- **What the exercise asks**
With the images removed, repeat the data below exactly.

- **Provided material**
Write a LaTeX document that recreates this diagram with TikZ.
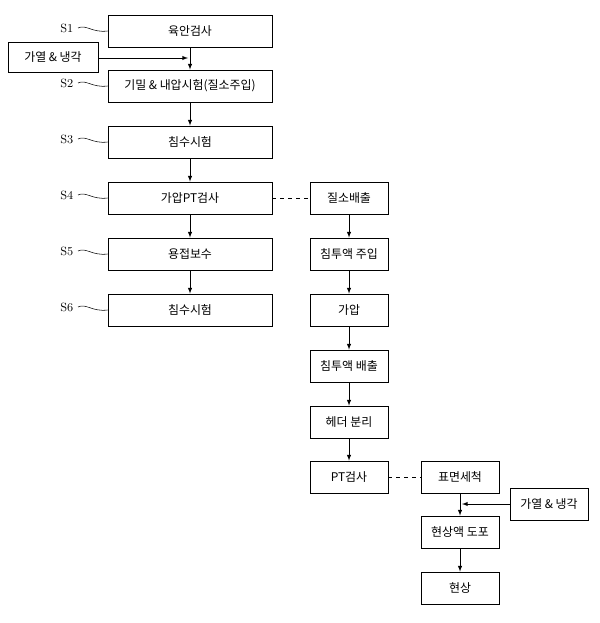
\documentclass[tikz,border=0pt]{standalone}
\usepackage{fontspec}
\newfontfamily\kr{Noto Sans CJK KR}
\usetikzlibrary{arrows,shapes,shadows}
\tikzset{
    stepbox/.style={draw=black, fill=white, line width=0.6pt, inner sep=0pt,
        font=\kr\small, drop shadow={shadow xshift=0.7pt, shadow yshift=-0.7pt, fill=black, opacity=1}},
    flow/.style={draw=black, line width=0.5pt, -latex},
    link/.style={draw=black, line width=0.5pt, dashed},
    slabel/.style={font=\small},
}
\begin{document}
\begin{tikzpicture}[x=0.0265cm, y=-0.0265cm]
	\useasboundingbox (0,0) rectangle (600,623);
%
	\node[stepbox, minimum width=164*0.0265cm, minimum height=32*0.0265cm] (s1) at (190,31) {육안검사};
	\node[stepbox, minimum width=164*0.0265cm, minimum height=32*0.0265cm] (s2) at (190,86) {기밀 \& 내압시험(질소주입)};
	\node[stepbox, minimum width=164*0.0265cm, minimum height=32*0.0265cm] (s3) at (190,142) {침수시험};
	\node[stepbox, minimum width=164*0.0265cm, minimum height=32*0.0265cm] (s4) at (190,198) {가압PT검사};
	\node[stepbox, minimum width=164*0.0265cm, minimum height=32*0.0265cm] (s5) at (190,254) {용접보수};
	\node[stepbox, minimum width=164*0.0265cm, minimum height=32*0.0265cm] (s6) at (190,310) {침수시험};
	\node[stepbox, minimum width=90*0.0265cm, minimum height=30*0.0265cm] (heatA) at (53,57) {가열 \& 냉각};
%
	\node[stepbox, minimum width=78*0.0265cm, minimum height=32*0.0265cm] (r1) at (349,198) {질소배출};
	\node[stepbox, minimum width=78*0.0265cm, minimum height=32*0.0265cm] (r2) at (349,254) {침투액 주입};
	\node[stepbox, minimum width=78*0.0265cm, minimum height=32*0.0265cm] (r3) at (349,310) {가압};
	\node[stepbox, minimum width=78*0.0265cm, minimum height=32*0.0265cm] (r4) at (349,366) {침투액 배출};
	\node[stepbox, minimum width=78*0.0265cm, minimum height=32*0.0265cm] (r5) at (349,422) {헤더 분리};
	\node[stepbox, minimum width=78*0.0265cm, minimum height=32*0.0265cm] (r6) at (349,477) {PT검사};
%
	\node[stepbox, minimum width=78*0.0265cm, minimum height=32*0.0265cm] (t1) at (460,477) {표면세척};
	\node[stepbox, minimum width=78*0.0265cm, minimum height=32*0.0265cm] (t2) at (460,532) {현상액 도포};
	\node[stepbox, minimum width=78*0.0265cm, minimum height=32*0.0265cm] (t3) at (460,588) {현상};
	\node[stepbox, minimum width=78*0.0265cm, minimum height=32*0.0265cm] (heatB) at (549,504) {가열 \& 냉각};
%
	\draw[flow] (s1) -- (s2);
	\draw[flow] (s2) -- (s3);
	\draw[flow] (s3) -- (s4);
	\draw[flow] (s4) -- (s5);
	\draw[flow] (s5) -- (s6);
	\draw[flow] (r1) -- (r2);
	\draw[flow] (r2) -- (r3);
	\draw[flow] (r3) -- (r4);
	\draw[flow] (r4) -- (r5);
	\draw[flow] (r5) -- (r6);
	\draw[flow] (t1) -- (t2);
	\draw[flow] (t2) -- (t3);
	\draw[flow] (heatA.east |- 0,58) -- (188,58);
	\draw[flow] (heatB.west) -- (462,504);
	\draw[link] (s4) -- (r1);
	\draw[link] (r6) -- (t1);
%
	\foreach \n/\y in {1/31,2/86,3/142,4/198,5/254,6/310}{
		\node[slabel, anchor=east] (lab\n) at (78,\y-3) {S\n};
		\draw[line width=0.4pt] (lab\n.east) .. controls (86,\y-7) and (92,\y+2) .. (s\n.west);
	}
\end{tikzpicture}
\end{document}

- **Result**
Write a LaTeX document that recreates this diagram with TikZ.
\documentclass[tikz,border=0pt]{standalone}
\usepackage{fontspec}
\newfontfamily\kr{Noto Sans CJK KR}
\usetikzlibrary{arrows,shapes,shadows}
\tikzset{
    stepbox/.style={draw=black, fill=white, line width=0.6pt, inner sep=0pt,
        font=\kr\small, drop shadow={shadow xshift=0.7pt, shadow yshift=-0.7pt, fill=black, opacity=1}},
    flow/.style={draw=black, line width=0.5pt, -latex},
    link/.style={draw=black, line width=0.5pt, dashed},
    slabel/.style={font=\small},
}
\begin{document}
\begin{tikzpicture}[x=0.0265cm, y=-0.0265cm]
	\useasboundingbox (0,0) rectangle (600,623);
%
	\node[stepbox, minimum width=164*0.0265cm, minimum height=32*0.0265cm] (s1) at (190,31) {육안검사};
	\node[stepbox, minimum width=164*0.0265cm, minimum height=32*0.0265cm] (s2) at (190,86) {기밀 \& 내압시험(질소주입)};
	\node[stepbox, minimum width=164*0.0265cm, minimum height=32*0.0265cm] (s3) at (190,142) {침수시험};
	\node[stepbox, minimum width=164*0.0265cm, minimum height=32*0.0265cm] (s4) at (190,198) {가압PT검사};
	\node[stepbox, minimum width=164*0.0265cm, minimum height=32*0.0265cm] (s5) at (190,254) {용접보수};
	\node[stepbox, minimum width=164*0.0265cm, minimum height=32*0.0265cm] (s6) at (190,310) {침수시험};
	\node[stepbox, minimum width=90*0.0265cm, minimum height=30*0.0265cm] (heatA) at (53,57) {가열 \& 냉각};
%
	\node[stepbox, minimum width=78*0.0265cm, minimum height=32*0.0265cm] (r1) at (349,198) {질소배출};
	\node[stepbox, minimum width=78*0.0265cm, minimum height=32*0.0265cm] (r2) at (349,254) {침투액 주입};
	\node[stepbox, minimum width=78*0.0265cm, minimum height=32*0.0265cm] (r3) at (349,310) {가압};
	\node[stepbox, minimum width=78*0.0265cm, minimum height=32*0.0265cm] (r4) at (349,366) {침투액 배출};
	\node[stepbox, minimum width=78*0.0265cm, minimum height=32*0.0265cm] (r5) at (349,422) {헤더 분리};
	\node[stepbox, minimum width=78*0.0265cm, minimum height=32*0.0265cm] (r6) at (349,477) {PT검사};
%
	\node[stepbox, minimum width=78*0.0265cm, minimum height=32*0.0265cm] (t1) at (460,477) {표면세척};
	\node[stepbox, minimum width=78*0.0265cm, minimum height=32*0.0265cm] (t2) at (460,532) {현상액 도포};
	\node[stepbox, minimum width=78*0.0265cm, minimum height=32*0.0265cm] (t3) at (460,588) {현상};
	\node[stepbox, minimum width=78*0.0265cm, minimum height=32*0.0265cm] (heatB) at (549,504) {가열 \& 냉각};
%
	\draw[flow] (s1) -- (s2);
	\draw[flow] (s2) -- (s3);
	\draw[flow] (s3) -- (s4);
	\draw[flow] (s4) -- (s5);
	\draw[flow] (s5) -- (s6);
	\draw[flow] (r1) -- (r2);
	\draw[flow] (r2) -- (r3);
	\draw[flow] (r3) -- (r4);
	\draw[flow] (r4) -- (r5);
	\draw[flow] (r5) -- (r6);
	\draw[flow] (t1) -- (t2);
	\draw[flow] (t2) -- (t3);
	\draw[flow] (heatA.east |- 0,58) -- (188,58);
	\draw[flow] (heatB.west) -- (462,504);
	\draw[link] (s4) -- (r1);
	\draw[link] (r6) -- (t1);
%
	\foreach \n/\y in {1/31,2/86,3/142,4/198,5/254,6/310}{
		\node[slabel, anchor=east] (lab\n) at (78,\y-3) {S\n};
		\draw[line width=0.4pt] (lab\n.east) .. controls (86,\y-7) and (92,\y+2) .. (s\n.west);
	}
\end{tikzpicture}
\end{document}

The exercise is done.